Мне потребовалось некоторое время, чтобы оправиться от воздействия этого выдающегося документа. Я приписываю частично охватившее меня замешательство моему ослабленному состоянию, хотя содержание письма любого могло привести в тревожное изумление. Что скажет Эмерсон, обнаружив, что его драгоценные заметки по раскопкам испорчены для сооружения подделки, я не осмеливалась даже представить. Где Рамзес научился взламывать замки – как я понимаю, один из его «полезных навыков»? – и подумать страшно. (Гарджери? Инспектор Кафф? Роза??) Что касается бедного Уолтера, его нервы были, вероятно, столь же измотаны, как и у многострадальной Мэри Энн, хотя было приятно узнать, что его отношения с Эвелиной столь чудесны.

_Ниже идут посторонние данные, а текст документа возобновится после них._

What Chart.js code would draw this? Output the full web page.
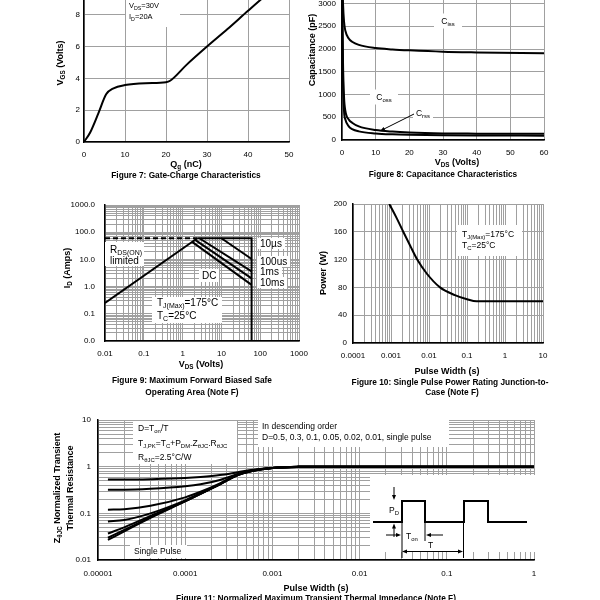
<!DOCTYPE html>
<html>
<head>
<meta charset="utf-8">
<script src="https://cdn.jsdelivr.net/npm/chart.js@4.4.1/dist/chart.umd.min.js"></script>
<style>
html, body { margin: 0; padding: 0; background: #fff; }
body { width: 600px; height: 600px; overflow: hidden; position: relative; font-family: 'Liberation Sans', Arial, sans-serif; }
canvas { position: absolute; }
.t { position: absolute; font-size: 8.5px; line-height: 10px; white-space: nowrap; color: #000; filter: grayscale(1); }
.box { background: #fff; }
.b { font-weight: bold; font-size: 9px; }
.cap { font-weight: bold; font-size: 8.3px; }
.f9 { font-size: 10px; line-height: 11px; }
.c { transform: translate(-50%, -50%); text-align: center; }
.r { transform: translate(-50%, -50%) rotate(-90deg); text-align: center; }
sub { font-size: 70%; vertical-align: -2px; line-height: 0; }
svg { position: absolute; left: 0; top: 0; }
</style>
</head>
<body>
<canvas id="fig7"></canvas>
<canvas id="fig8"></canvas>
<canvas id="fig9"></canvas>
<canvas id="fig10"></canvas>
<canvas id="fig11"></canvas>

<!-- figure 7 -->
<div class="t box" style="left:126px;top:0px;width:48px;padding:0 3px 5px 3px;line-height:11px;font-size:7.5px;">V<sub>DS</sub>=30V<br>I<sub>D</sub>=20A</div>
<div class="t b r" style="left:60px;top:63px;">V<sub>GS</sub> (Volts)</div>
<div class="t b c" style="left:186px;top:164px;">Q<sub>g</sub> (nC)</div>
<div class="t cap c" style="left:186px;top:175px;">Figure 7: Gate-Charge Characteristics</div>

<!-- figure 8 -->
<div class="t box c" style="left:448px;top:21px;width:28px;height:15px;line-height:15px;">C<sub>iss</sub></div>
<div class="t box c" style="left:384px;top:97px;width:28px;height:15px;line-height:15px;">C<sub>oss</sub></div>
<div class="t box c" style="left:423px;top:113px;width:20px;height:11px;line-height:11px;">C<sub>rss</sub></div>
<div class="t b r" style="left:312px;top:50px;">Capacitance (pF)</div>
<div class="t b c" style="left:457px;top:162px;">V<sub>DS</sub> (Volts)</div>
<div class="t cap c" style="left:443px;top:174px;">Figure 8: Capacitance Characteristics</div>

<!-- figure 9 -->
<div class="t box f9" style="left:105px;top:242px;width:34px;height:22px;padding:2px 0 0 5px;">R<sub>DS(ON)</sub><br>limited</div>
<div class="t box f9" style="left:152px;top:297px;width:65px;height:26px;padding:0 0 0 5px;line-height:12.7px;">T<sub>J(Max)</sub>=175°C<br>T<sub>C</sub>=25°C</div>
<div class="t box f9" style="left:257px;top:238px;padding:0 3px;">10µs</div>
<div class="t box f9" style="left:257px;top:256px;padding:0 3px;">100us</div>
<div class="t box f9" style="left:257px;top:266px;padding:0 3px;">1ms</div>
<div class="t box f9" style="left:257px;top:277px;padding:0 3px;">10ms</div>
<div class="t box f9" style="left:199px;top:269px;padding:1px 3px;">DC</div>
<div class="t b r" style="left:67px;top:268px;">I<sub>D</sub> (Amps)</div>
<div class="t b c" style="left:201px;top:364px;">V<sub>DS</sub> (Volts)</div>
<div class="t cap c" style="left:192px;top:380px;">Figure 9: Maximum Forward Biased Safe</div>
<div class="t cap c" style="left:192px;top:392px;">Operating Area (Note F)</div>

<!-- figure 10 -->
<div class="t box" style="left:457px;top:225px;width:60px;height:27px;padding:4px 0 0 5px;line-height:10.7px;">T<sub>J(Max)</sub>=175°C<br>T<sub>C</sub>=25°C</div>
<div class="t b r" style="left:323px;top:273px;">Power (W)</div>
<div class="t b c" style="left:447px;top:371px;">Pulse Width (s)</div>
<div class="t cap c" style="left:450px;top:382px;">Figure 10: Single Pulse Power Rating Junction-to-</div>
<div class="t cap c" style="left:452px;top:392px;">Case (Note F)</div>

<!-- figure 11 -->
<div class="t box" style="left:133px;top:421px;width:99px;height:43px;padding:0 0 0 5px;line-height:14.5px;">D=T<sub>on</sub>/T<br>T<sub>J,PK</sub>=T<sub>C</sub>+P<sub>DM</sub>.Z<sub>θJC</sub>.R<sub>θJC</sub><br>R<sub>θJC</sub>=2.5°C/W</div>
<div class="t box" style="left:258px;top:420px;width:187px;height:26px;padding:1px 0 0 4px;line-height:10.7px;">In descending order<br>D=0.5, 0.3, 0.1, 0.05, 0.02, 0.01, single pulse</div>
<div class="t box" style="left:130px;top:545px;width:53px;height:13px;padding:0 0 0 4px;line-height:13px;">Single Pulse</div>
<div class="t box" style="left:370px;top:475px;width:165px;height:77px;"></div>
<div class="t" style="left:389px;top:505px;">P<sub>D</sub></div>
<div class="t" style="left:406px;top:531px;">T<sub>on</sub></div>
<div class="t" style="left:428px;top:540px;">T</div>
<div class="t b r" style="left:64px;top:488px;line-height:13px;">Z<sub>θJC</sub> Normalized Transient<br>Thermal Resistance</div>
<div class="t b c" style="left:316px;top:588px;">Pulse Width (s)</div>
<div class="t cap c" style="left:316px;top:598px;">Figure 11: Normalized Maximum Transient Thermal Impedance (Note F)</div>

<svg width="600" height="600">
  <g stroke="#000" stroke-width="1" fill="none">
    <line x1="414" y1="114" x2="383" y2="129.5"/>
    <polyline stroke-width="2" points="373,522 402,522 402,501 425,501 425,522 464,522 464,501 488,501 488,522 527,522"/>
    <line x1="394" y1="487" x2="394" y2="496"/>
    <line x1="394" y1="537" x2="394" y2="528"/>
    <line x1="386" y1="535" x2="397" y2="535"/>
    <line x1="443" y1="535" x2="430" y2="535"/>
    <line x1="406" y1="551.5" x2="459" y2="551.5"/>
    <line x1="402" y1="522" x2="402" y2="558"/>
    <line x1="425" y1="522" x2="425" y2="541"/>
    <line x1="463.5" y1="522" x2="463.5" y2="558"/>
  </g>
  <g fill="#000">
    <polygon points="380,131 385.4,130.6 383.6,126.9"/>
    <polygon points="394,500 392,495 396,495"/>
    <polygon points="394,523.5 392,528.5 396,528.5"/>
    <polygon points="401,535 396,533 396,537"/>
    <polygon points="426,535 431,533 431,537"/>
    <polygon points="402,551.5 407,549.5 407,553.5"/>
    <polygon points="463,551.5 458,549.5 458,553.5"/>
  </g>
</svg>

<script>
// Figure 7: gate charge
const gateQg = [0, 1.5, 3.5, 5.4, 7.2, 10, 15, 20, 21, 25, 30, 35, 40, 44, 48];
const gateVgs = [0, 0.6, 1.8, 3.0, 3.38, 3.58, 3.7, 3.76, 3.85, 4.85, 6.0, 7.1, 8.25, 9.15, 10];

// Figure 8: capacitance
const capVds = [0, 0.3, 0.6, 1, 2, 3, 5, 10, 15, 20, 30, 40, 60];
const capCiss = [3800, 3000, 2600, 2400, 2230, 2160, 2090, 2020, 1990, 1970, 1940, 1925, 1905];
const capCoss = [3500, 1700, 950, 640, 450, 380, 300, 220, 185, 165, 145, 140, 135];
const capCrss = [3300, 1300, 640, 450, 300, 240, 190, 145, 125, 115, 105, 100, 95];

// Figure 9: safe operating area
const soaRdsV = [0.01, 2.4];
const soaRdsI = [0.25, 60];
const soaDashV = [0.01, 2.4];
const soaDashI = [60, 60];
const soaLimitV = [2.4, 60, 60];
const soaLimitI = [60, 60, 0.01];
const soa10usV = [10, 60];
const soa10usI = [60, 10.3];
const soa100usV = [2.7, 60];
const soa100usI = [60, 3.6];
const soa1msV = [2.1, 60];
const soa1msI = [52, 2.0];
const soaDcV = [1.76, 60];
const soaDcI = [44, 1.16];

// Figure 10: single pulse power
const pulseWidth = [0.0009, 0.0014, 0.0021, 0.0032, 0.0049, 0.0087, 0.0195, 0.048, 0.1, 0.18, 1, 10];
const pulsePower = [200, 180, 160, 140, 120, 100, 80, 69, 63, 60, 60, 60];

// Figure 11: normalized transient thermal impedance
const zWidth = [1.3e-5, 2e-5, 4e-5, 1e-4, 1.5e-4, 2.5e-4, 4e-4, 6e-4, 1e-3, 2e-3, 5e-3, 1e-2, 1e-1, 1];
const zD050 = [0.53, 0.53, 0.54, 0.57, 0.60, 0.66, 0.76, 0.86, 0.94, 0.99, 1, 1, 1, 1];
const zD030 = [0.32, 0.32, 0.335, 0.38, 0.42, 0.52, 0.70, 0.84, 0.94, 0.99, 1, 1, 1, 1];
const zD010 = [0.12, 0.123, 0.145, 0.22, 0.29, 0.44, 0.68, 0.83, 0.94, 0.99, 1, 1, 1, 1];
const zD005 = [0.067, 0.072, 0.10, 0.19, 0.27, 0.43, 0.67, 0.83, 0.94, 0.99, 1, 1, 1, 1];
const zD002 = [0.037, 0.050, 0.088, 0.185, 0.265, 0.42, 0.66, 0.82, 0.94, 0.99, 1, 1, 1, 1];
const zD001 = [0.030, 0.044, 0.083, 0.182, 0.262, 0.42, 0.66, 0.82, 0.94, 0.99, 1, 1, 1, 1];
const zSingle = [0.027, 0.041, 0.080, 0.18, 0.26, 0.42, 0.66, 0.82, 0.94, 0.99, 1, 1, 1, 1];

Chart.defaults.font.family = "'Liberation Sans', Arial, sans-serif";
Chart.defaults.font.size = 8;
Chart.defaults.color = '#000';

const Y_W = 40, X_H = 22;
const PAD = { left: 4, right: 18, top: 8, bottom: 2 };
const GRID = '#a0a0a0';

function place(id, l, t, r, b) {
    const c = document.getElementById(id);
    const w = (r - l) + Y_W + PAD.left + PAD.right;
    const h = (b - t) + X_H + PAD.top + PAD.bottom;
    c.width = w;
    c.height = h;
    c.style.width = w + 'px';
    c.style.height = h + 'px';
    c.style.left = (l - Y_W - PAD.left) + 'px';
    c.style.top = (t - PAD.top) + 'px';
    return c;
}

function fixY(s) { s.width = Y_W; s.paddingTop = 0; s.paddingBottom = 0; }
function fixX(s) { s.height = X_H; s.paddingLeft = 0; s.paddingRight = 0; }

function logTicks(lo, hi) {
    const out = [];
    for (let e = lo; e < hi; e++) {
        for (let m = 1; m < 10; m++) out.push({ value: Number(m + 'e' + e) });
    }
    out.push({ value: Number('1e' + hi) });
    return out;
}
const isDecade = v => Math.abs(Math.log10(v) - Math.round(Math.log10(v))) < 1e-9;

function linAxis(min, max, step, pad) {
    return {
        type: 'linear', min: min, max: max,
        ticks: { stepSize: step, padding: pad, maxRotation: 0, autoSkip: false, callback: v => String(v) },
        grid: { drawTicks: false, color: GRID, lineWidth: 1 },
        border: { color: '#000', width: 1.5 }
    };
}

function logAxis(lo, hi, pad, fmt) {
    return {
        type: 'logarithmic', min: Number('1e' + lo), max: Number('1e' + hi),
        afterBuildTicks: s => { s.ticks = logTicks(lo, hi); },
        ticks: { padding: pad, maxRotation: 0, autoSkip: false, callback: v => isDecade(v) ? fmt(v) : '' },
        grid: { drawTicks: false, color: GRID, lineWidth: 1 },
        border: { color: '#000', width: 1.5 }
    };
}

function xy(xs, ys) { return xs.map((x, i) => ({ x: x, y: ys[i] })); }

function line(xs, ys, extra) {
    return Object.assign({
        data: xy(xs, ys), borderColor: '#000', borderWidth: 2, pointRadius: 0,
        fill: false, tension: 0
    }, extra || {});
}
const smooth = { cubicInterpolationMode: 'monotone' };

function make(canvas, datasets, xs, ys) {
    xs.afterFit = fixX;
    ys.afterFit = fixY;
    return new Chart(canvas, {
        type: 'scatter',
        data: { datasets: datasets },
        options: {
            responsive: false, animation: false, events: [],
            layout: { padding: PAD },
            showLine: true,
            plugins: { legend: { display: false }, tooltip: { enabled: false } },
            scales: { x: xs, y: ys }
        }
    });
}

// Figure 7
make(place('fig7', 84, -17, 289, 142),
    [line(gateQg, gateVgs, smooth)],
    linAxis(0, 50, 10, 8), linAxis(0, 10, 2, 4));

// Figure 8
make(place('fig8', 342, -42, 544, 140),
    [line(capVds, capCiss, smooth), line(capVds, capCoss, smooth), line(capVds, capCrss, smooth)],
    linAxis(0, 60, 10, 8), linAxis(0, 4000, 500, 6));

// Figure 9
make(place('fig9', 105, 205, 299, 341),
    [
        line(soaRdsV, soaRdsI),
        line(soaDashV, soaDashI, { borderDash: [5, 3] }),
        line(soaLimitV, soaLimitI),
        line(soa10usV, soa10usI),
        line(soa100usV, soa100usI),
        line(soa1msV, soa1msI),
        line(soaDcV, soaDcI)
    ],
    logAxis(-2, 3, 8, v => String(v)),
    logAxis(-2, 3, 10, v => v.toFixed(1)));

// Figure 10
make(place('fig10', 353, 204, 543, 343),
    [line(pulseWidth, pulsePower, smooth)],
    logAxis(-4, 1, 8, v => String(v)), linAxis(0, 200, 40, 6));

// Figure 11
make(place('fig11', 98, 420, 534, 560),
    [
        line(zWidth, zD050, smooth), line(zWidth, zD030, smooth), line(zWidth, zD010, smooth),
        line(zWidth, zD005, smooth), line(zWidth, zD002, smooth), line(zWidth, zD001, smooth),
        line(zWidth, zSingle, smooth)
    ],
    logAxis(-5, 0, 9, v => String(v)),
    logAxis(-2, 1, 7, v => String(v)));
</script>
</body>
</html>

Я отложила обдумывание этих вопросов, чтобы сосредоточиться на основных новостях Рамзеса. Картина, изображавшая Розу, Эвелину и Рамзеса, замышлявших обмануть служанку-предательницу, настолько восхищала, что я была почти готова простить моего злополучного отпрыска за все его грехи, кроме разве что тяжеловесного литературного стиля. Но тут вмешалась неприятная отрезвляющая мысль. Письмо было датировано десятью днями назад. Сети должен был узнать об успехах своей соучастницы ещё раньше – я предполагала, что она, по меньшей мере, отправит телеграмму или ещё что-нибудь в этом роде. Но атаки на нас не прекратились. Одна, а то и две, произошли уже после того, как новость дошла до Гения Преступлений.
Змея, крокодил и собака... В той истории не существовало никаких других предначертаний. Неужели он собирается начать всё сначала?
Возможно, именно абсурдность этого предположения очистила мой рассудок. А возможно – надежда, что хитрость Рамзеса увенчалась успехом, но Сети ещё ничего не знает. Во всяком случае, мне показалось, что параллели с египетским сказанием являлись не чем иным, как совпадением или сверхъестественным воздействием. Могла ли имитация быть преднамеренной? Не находился ли разум, породивший столь сложный замысел, под влиянием
Множеству людей было известно, что я изучала эту историю. Мне сразу же пришло на ум имя мистера Невилла, упоминавшего о ней за обеденным столом в тот вечер в Каире. Где присутствовало большинство наших друзей. Не находился ли Сети среди них?
Мысль имела своеобразную безумную притягательность. Этот зловещий мастер маскировки вполне мог бросить всем вызов – сыграть роль человека, хорошо известного и своеобразного, как, например, преподобный Сейс. Однако я не поверила. Никто не испытывал большего уважения к способностям Сети, чем я, но он не нуждался в том, чтобы рисковать. У него имелись секретные союзники и соучастники во всём археологическом мире. Кто-то из наших гостей мог в его присутствии упомянуть о моём интересе к этому сказанию. С сожалением приходилось признать, что эта линия расследования оказалась не более плодотворной, чем другие, рассматриваемые мной. Все пути вели к той же группе, которую я всегда подозревала в предоставлении сведений Гению Преступлений: археологам. Кое-кто из них, возможно, совершал это, абсолютно не подозревая собеседника.
Ни одна из улик не выдерживала критики, когда я пыталась оценить её. Отметив мастерство, с которым бородатый злодей вводил иглу для инъекций в вену Эмерсона, я подумала, что он мог получить медицинское образование. Теперь это подозрение не имело смысла, когда я знала, что речь идёт о Сети. Он несколько раз демонстрировал, что хорошо знаком с использованием и применением различных лекарств. Фактически, напомнила я себе, большинство землекопов знакомо с простыми медицинскими методами, так как им часто приходится иметь дело с травмами, полученными на раскопках.